=== DATA LINES ===
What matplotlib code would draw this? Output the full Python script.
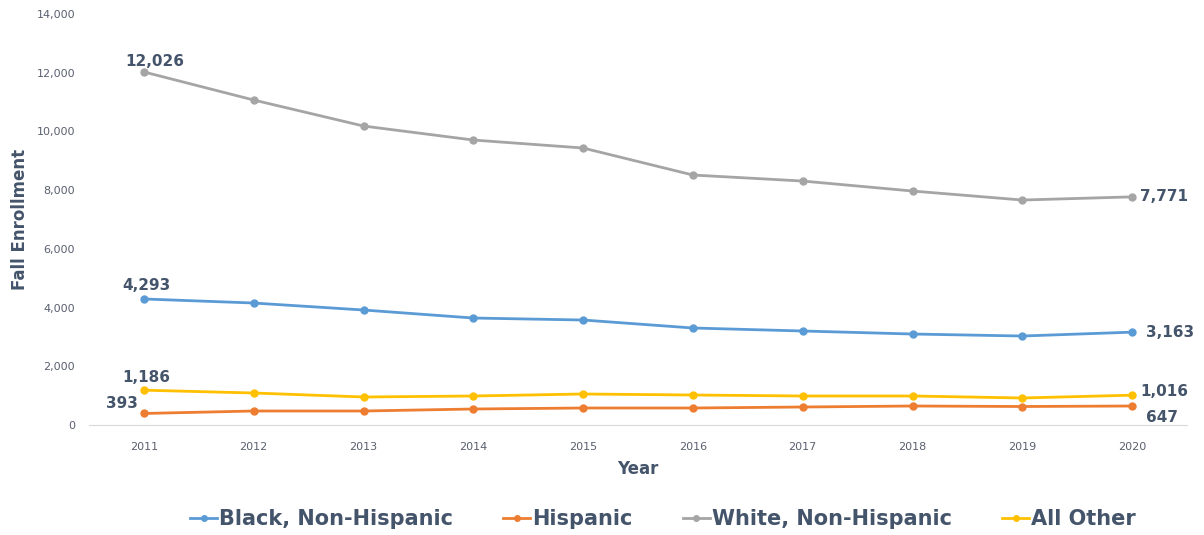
import numpy as np
import matplotlib
matplotlib.use("Agg")
import matplotlib.pyplot as plt
from matplotlib.ticker import FuncFormatter

# fall enrollment by group, 2011-2020
years = ['2011', '2012', '2013', '2014', '2015', '2016', '2017', '2018', '2019', '2020']
black = [4293, 4155, 3917, 3644, 3576, 3304, 3202, 3099, 3031, 3163]
hispanic = [393, 477, 477, 545, 579, 579, 613, 647, 630, 647]
white = [12026, 11070, 10184, 9707, 9435, 8515, 8310, 7970, 7663, 7771]
other = [1186, 1090, 954, 988, 1056, 1022, 988, 988, 920, 1016]
names = ['Black, Non-Hispanic', 'Hispanic', 'White, Non-Hispanic', 'All Other']

text_col = '#44546A'
tick_col = '#595F6E'
colors = ['#5B9BD5', '#ED7D31', '#A5A5A5', '#FFC000']

fig = plt.figure(figsize=(12.04, 5.35), dpi=100)
ax = fig.add_axes([89 / 1204, 1 - 425 / 535, (1187 - 89) / 1204, (425 - 14) / 535])

x = np.arange(len(years))
series = [black, hispanic, white, other]
for vals, col, name in zip(series, colors, names):
    ax.plot(x, vals, color=col, lw=2.0, marker='o', ms=5, label=name)

ax.set_xlim(-0.5, len(years) - 0.5)
ax.set_ylim(0, 14000)
ax.set_yticks(np.arange(0, 14001, 2000))
ax.yaxis.set_major_formatter(FuncFormatter(lambda v, p: '{:,.0f}'.format(v)))
ax.set_xticks(x)
ax.set_xticklabels(years)
ax.tick_params(length=0, labelsize=8, colors=tick_col)
ax.tick_params(axis='y', pad=10)
ax.tick_params(axis='x', pad=12)

for s in ['top', 'right', 'left']:
    ax.spines[s].set_visible(False)
ax.spines['bottom'].set_color('#D9D9D9')

ax.set_ylabel('Fall Enrollment', fontsize=12, fontweight='bold', color=text_col)
ax.yaxis.set_label_coords(-0.055, 0.5)
ax.set_xlabel('Year', fontsize=12, fontweight='bold', color=text_col, labelpad=6)

# first / last value labels
lab = dict(fontsize=11, fontweight='bold', color=text_col)
ax.annotate('{:,}'.format(white[0]), (x[0], white[0]), xytext=(8, 2), textcoords='offset points', ha='center', va='bottom', **lab)
ax.annotate('{:,}'.format(black[0]), (x[0], black[0]), xytext=(2, 4), textcoords='offset points', ha='center', va='bottom', **lab)
ax.annotate('{:,}'.format(other[0]), (x[0], other[0]), xytext=(2, 4), textcoords='offset points', ha='center', va='bottom', **lab)
ax.annotate('{:,}'.format(hispanic[0]), (x[0], hispanic[0]), xytext=(-4, 2), textcoords='offset points', ha='right', va='bottom', **lab)
ax.annotate('{:,}'.format(white[-1]), (x[-1], white[-1]), xytext=(6, 0), textcoords='offset points', ha='left', va='center', **lab)
ax.annotate('{:,}'.format(black[-1]), (x[-1], black[-1]), xytext=(10, 0), textcoords='offset points', ha='left', va='center', **lab)
ax.annotate('{:,}'.format(other[-1]), (x[-1], other[-1]), xytext=(6, 3), textcoords='offset points', ha='left', va='center', **lab)
ax.annotate('{:,}'.format(hispanic[-1]), (x[-1], hispanic[-1]), xytext=(10, -8), textcoords='offset points', ha='left', va='center', **lab)

leg = fig.legend(loc='center', bbox_to_anchor=(663 / 1204, 1 - 519 / 535), ncol=4, frameon=False,
                 handlelength=1.3, handletextpad=0.1, columnspacing=2.4,
                 prop=dict(size=15, weight='bold'))
for t in leg.get_texts():
    t.set_color(text_col)
for h in leg.get_lines():
    h.set_markersize(4)

fig.savefig('out.png', dpi=100)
===
**DIRECTIONS FOR THIS TASK**
Copy every line of the listing that includes the string "matplotlib".

**SOLUTION TO THIS TASK**
What matplotlib code would draw this? Output the full Python script.
import matplotlib
matplotlib.use("Agg")
import matplotlib.pyplot as plt
from matplotlib.ticker import FuncFormatter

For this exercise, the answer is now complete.